Of course, there’s always competition.  The gang that created the web’s best known scholarship service, www.fastweb.com, got bought out by www.monster.com, and went on to created www.cappex.com.  I wasn’t as impressed with the cappex system – somehow it just didn’t seem as fun. Maybe it’s because when we contact prospective students through Zinch it’s called “showing the love”.

Then there’s www.mycollegeoptions.com.  This service is part of the mega search service, the National Research Center for College and University Admissions.  I like these guys becuase a) tons of college access they list already and b) they gave Mason a nice shout out for having one of the best admissions web sites in the country (www.masonmetro.com).

 So – Zinch is cool, my college options is the best networked (so far), and cappex has some big money behind it.  Let me know if you have others you like, or let us all know what you think of these.

 Of course, if you’re like most students I meet, you’re probably already getting information from a TON of schools and wondering how to narrow your list, not expand it!  I’ll put out some more suggestions on that in the next few entries. Be seeing you.

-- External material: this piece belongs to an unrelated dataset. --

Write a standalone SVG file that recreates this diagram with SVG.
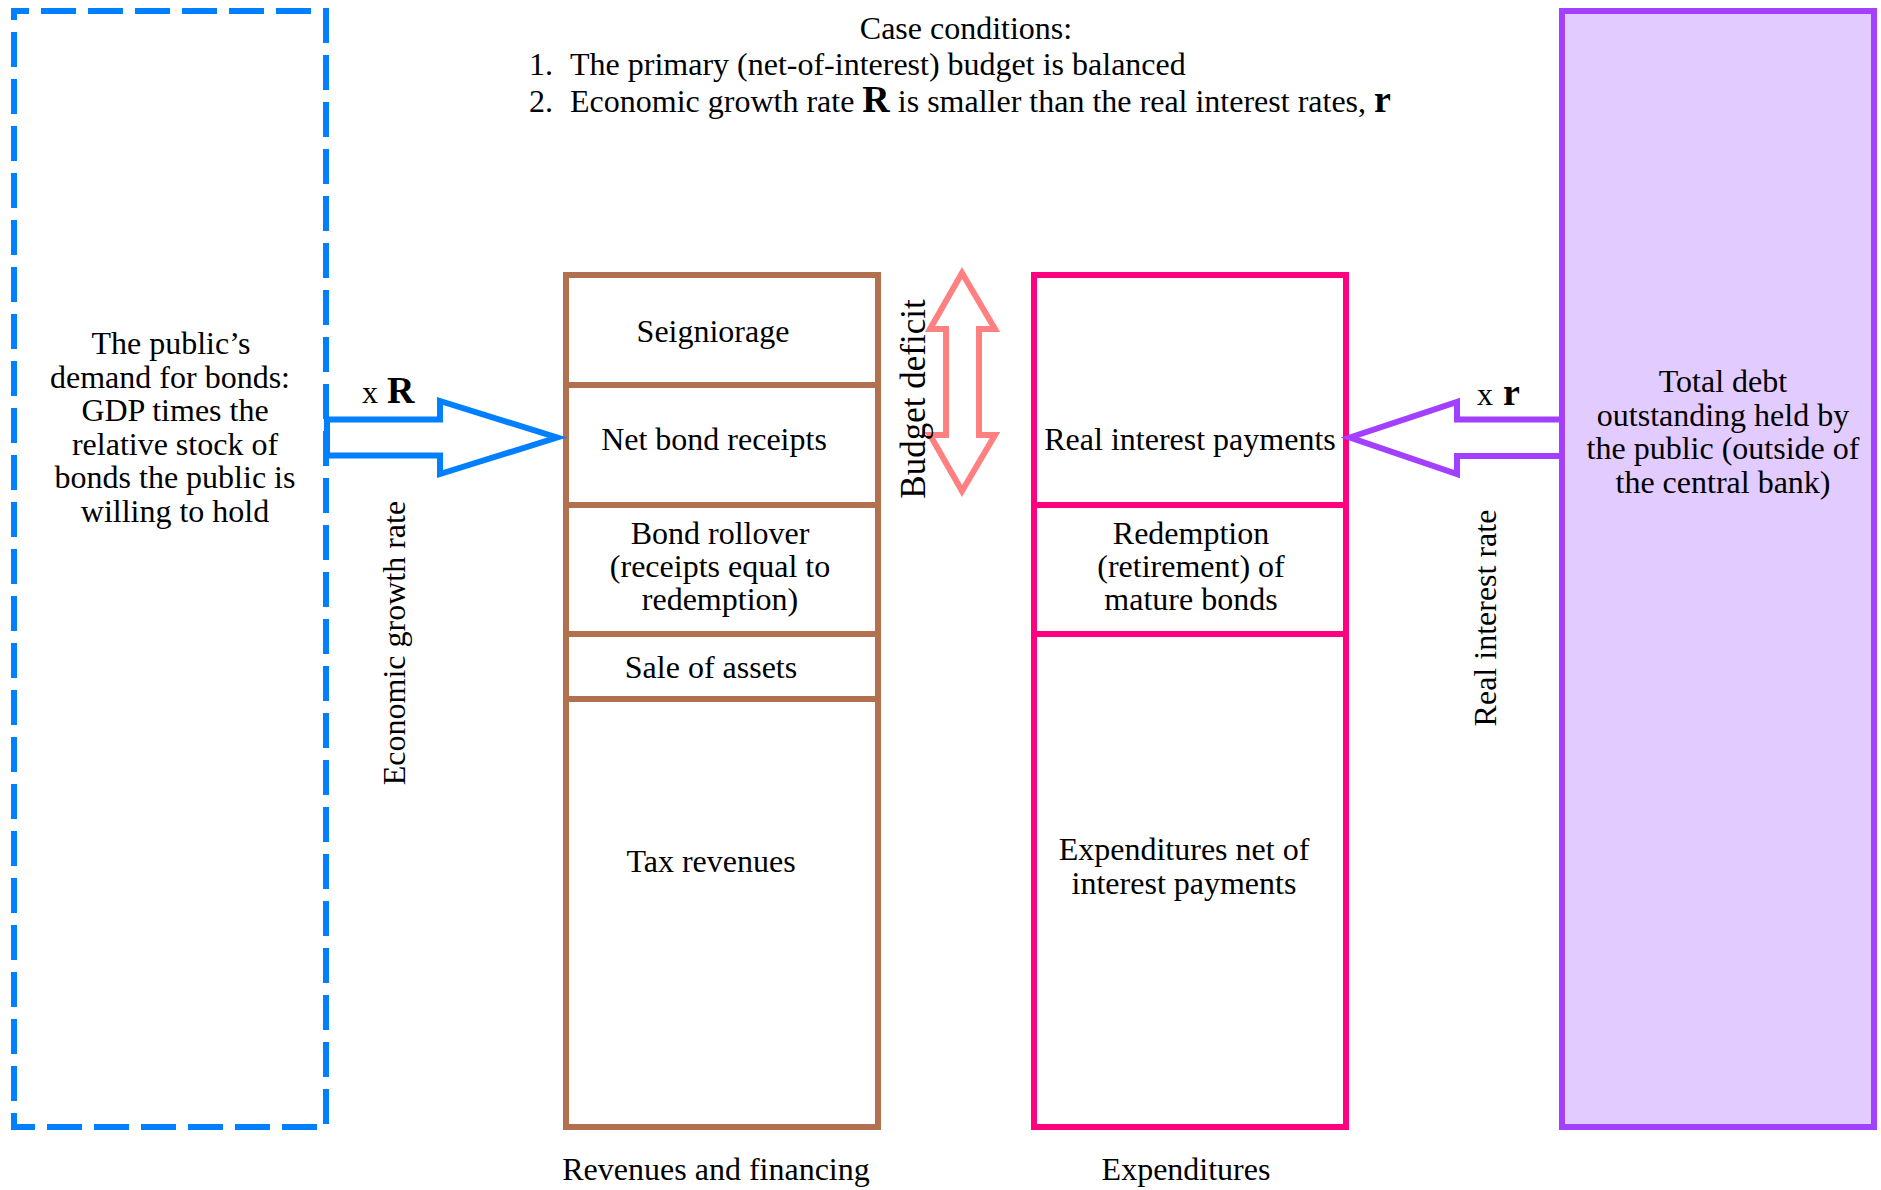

Thanks and shameless plugs return


Thanks to the dozens (hundreds?) of you who joined the chat rooms last night. It was a pleasure getting to speak with so many of you!

Thanks especially to the prospective student who suggested I insert a little more MASON into this blog. I’ve tried to keep the focus on college admissions, but a few shameless plugs now and then are what we’re all about. In the interest of saving you time, I’ll give a shot at slipping in a regular plug on whatever has me excited about Mason that day, but I’ll put the SHAMELESS PLUS warning in the title, so you can just focus on the admissions if you prefer!

My plug today – Women’s Soccer at Mason – the team had an amazing game on Sunday, basically kicking the stuffing out of Drexel University 4-0. You can check out the details at http://gomason.cstv.com/sports/w-soccer/recaps/101407aaa.html

While I’m on the topic of women’s soccer, I should also brag about one of our amazing young alumna. Diana Russini graduated just three years ago, and now will be reporting for NBC-New York. Check out her story at http://gomason.cstv.com/sports/w-soccer/spec-rel/101107aac.html

Of course, Mason is Division I in athletics, and I’m a HUGE fan, so every now and then we’ll have to mix some of the sports in between the residential life and academic propaganda!

Be seeing you!

Welcome To Dean Flagel’s Blog


For many of you this is the first time stopping by the blog, so first off, welcome!  Read some of the past posts, comment on topics you want to know more about, or discuss your opinions on the topic in this post.  As far as introductions, I am Andrew Flagel and am the current Dean of Admissions and Assistant Vice President for Enrollment Development at George Mason University located just outside Washington, D.C. in Northern Virginia and I’ve been in the college admissions and higher ed world for closing in on 20 years now (read my profile for boring biographical info). 

The point of this little project is to reach out to students and parents (prospective and otherwise) and offer my views on what’s going on in the world of college admissions today both at Mason and around the country.  The comments section is wide open for feedback and I try to do a good job of responding as timely as possible, though we’ll see if this theory works come late-fall when we’re buried in thousands of applications.  For now, take a look at today’s post and if you feel like it post some feedback. 

 Thanks for reading, and I look forward to interacting with everyone.